Alternative methods to stack ranking

Stack ranking has declined across top companies—as many businesses now emphasize comprehensive feedback, improvement and collaboration—but many still use a numerical form of ranking to better help managers identify employees who can improve.

 

Here are some performance measurement methods you can use in place of or in combination with stack ranking:

 

  • Calibration: Managers share their team or department rankings with one another, justifying each employee’s rank. This system requires managers to establish clearer and more consistent metrics, standardize grading efforts and create a more realistic system for accountability.
  • 360 feedback: This process involves multiple employees and customers or clients reviewing a single employee. This gives managers a more comprehensive idea of an employee’s performance in many key areas—including those they could improve—to help managers tailor training efforts.
  • Management by objective: Managers and employees collaborate to determine goals and outcomes within a set timeframe.

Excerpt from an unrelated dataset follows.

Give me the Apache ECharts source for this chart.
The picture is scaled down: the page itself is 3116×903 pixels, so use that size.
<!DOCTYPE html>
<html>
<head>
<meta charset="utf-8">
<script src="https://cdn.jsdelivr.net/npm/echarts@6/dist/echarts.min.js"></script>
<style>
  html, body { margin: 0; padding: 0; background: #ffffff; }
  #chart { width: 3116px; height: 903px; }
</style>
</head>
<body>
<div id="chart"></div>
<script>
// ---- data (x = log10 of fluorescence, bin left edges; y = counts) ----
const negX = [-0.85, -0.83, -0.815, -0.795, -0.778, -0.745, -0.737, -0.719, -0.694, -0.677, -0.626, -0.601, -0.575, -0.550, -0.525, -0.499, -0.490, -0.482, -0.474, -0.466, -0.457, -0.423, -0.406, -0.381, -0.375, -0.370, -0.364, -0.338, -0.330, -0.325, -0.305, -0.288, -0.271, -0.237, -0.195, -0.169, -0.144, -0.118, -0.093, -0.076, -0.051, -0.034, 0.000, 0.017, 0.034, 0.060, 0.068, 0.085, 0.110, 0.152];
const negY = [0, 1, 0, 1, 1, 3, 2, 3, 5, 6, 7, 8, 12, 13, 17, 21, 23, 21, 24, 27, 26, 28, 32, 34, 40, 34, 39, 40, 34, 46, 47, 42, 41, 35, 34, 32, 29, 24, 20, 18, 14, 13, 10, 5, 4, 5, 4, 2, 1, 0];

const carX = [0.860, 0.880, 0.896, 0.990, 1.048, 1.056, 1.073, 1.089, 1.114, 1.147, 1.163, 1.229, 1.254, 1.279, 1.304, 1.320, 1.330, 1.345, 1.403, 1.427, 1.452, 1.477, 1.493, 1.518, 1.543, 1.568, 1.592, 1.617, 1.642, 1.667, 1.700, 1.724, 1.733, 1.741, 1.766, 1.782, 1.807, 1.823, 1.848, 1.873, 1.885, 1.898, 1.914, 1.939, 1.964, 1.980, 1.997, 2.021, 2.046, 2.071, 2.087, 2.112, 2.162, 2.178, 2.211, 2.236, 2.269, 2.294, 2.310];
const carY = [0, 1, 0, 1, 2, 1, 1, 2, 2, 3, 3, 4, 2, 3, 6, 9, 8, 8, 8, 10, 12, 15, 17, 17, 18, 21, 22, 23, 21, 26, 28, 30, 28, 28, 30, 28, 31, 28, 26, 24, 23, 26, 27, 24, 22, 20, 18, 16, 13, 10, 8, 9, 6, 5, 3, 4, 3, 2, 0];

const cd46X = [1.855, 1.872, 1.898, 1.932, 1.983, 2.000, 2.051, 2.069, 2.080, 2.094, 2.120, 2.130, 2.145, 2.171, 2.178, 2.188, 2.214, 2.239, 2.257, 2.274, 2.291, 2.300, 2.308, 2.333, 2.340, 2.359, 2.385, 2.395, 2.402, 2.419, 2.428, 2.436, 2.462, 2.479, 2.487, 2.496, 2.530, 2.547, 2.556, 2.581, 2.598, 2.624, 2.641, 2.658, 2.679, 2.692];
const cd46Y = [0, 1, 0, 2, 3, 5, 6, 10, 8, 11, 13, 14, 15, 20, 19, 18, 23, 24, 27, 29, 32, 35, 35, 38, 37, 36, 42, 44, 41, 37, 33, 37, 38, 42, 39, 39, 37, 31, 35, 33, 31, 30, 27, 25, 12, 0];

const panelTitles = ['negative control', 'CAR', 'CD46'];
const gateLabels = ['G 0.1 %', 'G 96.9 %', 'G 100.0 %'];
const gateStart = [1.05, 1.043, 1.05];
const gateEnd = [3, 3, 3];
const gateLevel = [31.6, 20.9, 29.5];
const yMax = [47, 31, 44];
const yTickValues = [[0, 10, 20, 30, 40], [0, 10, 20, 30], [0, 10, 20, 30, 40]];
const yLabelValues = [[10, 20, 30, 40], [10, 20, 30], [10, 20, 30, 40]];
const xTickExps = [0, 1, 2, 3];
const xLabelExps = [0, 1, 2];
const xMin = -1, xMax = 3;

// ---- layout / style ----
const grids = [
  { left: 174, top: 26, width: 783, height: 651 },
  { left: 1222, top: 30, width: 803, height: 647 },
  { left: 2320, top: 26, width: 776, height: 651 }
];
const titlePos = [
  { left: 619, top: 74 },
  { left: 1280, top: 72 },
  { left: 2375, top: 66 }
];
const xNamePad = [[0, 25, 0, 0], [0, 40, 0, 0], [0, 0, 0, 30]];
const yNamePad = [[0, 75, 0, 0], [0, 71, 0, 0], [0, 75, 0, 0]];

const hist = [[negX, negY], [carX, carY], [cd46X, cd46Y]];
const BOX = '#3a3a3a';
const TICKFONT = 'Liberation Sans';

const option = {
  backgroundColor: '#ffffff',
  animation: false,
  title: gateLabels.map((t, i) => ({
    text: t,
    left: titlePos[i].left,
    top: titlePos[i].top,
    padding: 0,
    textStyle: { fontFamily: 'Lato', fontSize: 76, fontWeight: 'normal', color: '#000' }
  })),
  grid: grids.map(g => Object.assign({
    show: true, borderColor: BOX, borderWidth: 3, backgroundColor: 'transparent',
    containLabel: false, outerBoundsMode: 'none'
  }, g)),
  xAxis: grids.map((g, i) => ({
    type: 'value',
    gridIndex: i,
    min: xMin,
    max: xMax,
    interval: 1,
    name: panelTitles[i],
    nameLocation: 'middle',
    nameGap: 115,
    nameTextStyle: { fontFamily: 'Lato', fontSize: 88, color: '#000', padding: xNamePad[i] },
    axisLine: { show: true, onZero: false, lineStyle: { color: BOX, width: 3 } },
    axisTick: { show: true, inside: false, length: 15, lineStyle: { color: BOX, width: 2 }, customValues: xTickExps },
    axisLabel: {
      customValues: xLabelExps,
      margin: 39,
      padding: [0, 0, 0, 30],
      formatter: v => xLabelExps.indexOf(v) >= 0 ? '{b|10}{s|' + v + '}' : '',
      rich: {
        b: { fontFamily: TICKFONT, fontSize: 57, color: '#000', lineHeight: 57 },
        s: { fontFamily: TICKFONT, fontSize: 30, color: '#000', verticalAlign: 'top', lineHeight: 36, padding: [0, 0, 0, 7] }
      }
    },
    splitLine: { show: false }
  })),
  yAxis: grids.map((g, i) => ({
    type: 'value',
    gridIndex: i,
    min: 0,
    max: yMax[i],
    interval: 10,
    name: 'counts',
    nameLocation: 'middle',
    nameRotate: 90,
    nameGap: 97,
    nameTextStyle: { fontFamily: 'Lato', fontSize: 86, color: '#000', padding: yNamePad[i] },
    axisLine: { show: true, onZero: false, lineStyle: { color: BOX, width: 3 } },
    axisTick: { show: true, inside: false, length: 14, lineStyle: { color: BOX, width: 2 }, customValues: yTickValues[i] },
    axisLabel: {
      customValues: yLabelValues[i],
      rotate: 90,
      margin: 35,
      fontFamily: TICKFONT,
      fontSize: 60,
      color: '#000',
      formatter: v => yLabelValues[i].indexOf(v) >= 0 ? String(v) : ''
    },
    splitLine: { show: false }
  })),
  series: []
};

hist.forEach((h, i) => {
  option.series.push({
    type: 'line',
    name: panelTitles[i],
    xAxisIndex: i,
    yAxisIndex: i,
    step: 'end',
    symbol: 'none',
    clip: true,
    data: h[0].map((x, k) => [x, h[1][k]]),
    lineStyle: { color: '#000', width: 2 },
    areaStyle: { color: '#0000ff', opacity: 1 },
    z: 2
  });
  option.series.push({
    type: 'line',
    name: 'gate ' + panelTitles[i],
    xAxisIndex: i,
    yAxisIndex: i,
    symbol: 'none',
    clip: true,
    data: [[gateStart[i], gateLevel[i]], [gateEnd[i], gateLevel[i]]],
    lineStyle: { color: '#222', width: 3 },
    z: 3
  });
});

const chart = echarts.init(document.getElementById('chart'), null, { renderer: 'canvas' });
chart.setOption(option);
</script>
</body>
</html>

Then, managers measure performance based on the employee’s ability to achieve those outcomes. Employees are more involved in their goal-setting, and managers can better understand what employees want to accomplish, which improves employee-manager relationships and communication.
  • Peer review: Fellow team members provide feedback on each others’ performance. Since teammates are better able to understand what another teammate needs improvement in, managers can better tailor training efforts to help employees improve in the areas that matter most to the team’s performance overall.

Stack ranking FAQs

Has stack ranking been completely discredited?

No, it hasn’t. Despite having dropped significantly in popularity, stack ranking still has a place in certain types of corporate cultures and organizations, such as large, bureaucratic companies with rigidly defined expectations.

 

Can I take a hybrid approach to stack ranking?

Yes, it’s possible to apply stack ranking to a partial or limited degree in your company as a general rubric of employee performance. You can then apply other, less aggressive employee vetting and improvement strategies such as those listed above to create better workplace productivity. 

 

Is stack ranking applicable to any type of large business?

One of the major criticisms of stack ranking is that it works best in larger business organizations with specifically defined workforce profiles. In large companies with a less hierarchical culture of cooperation among teams, the rigidities and competitiveness that stack ranking can provoke might be disadvantageous for productivity. Therefore, stack ranking is not ideal for all large businesses.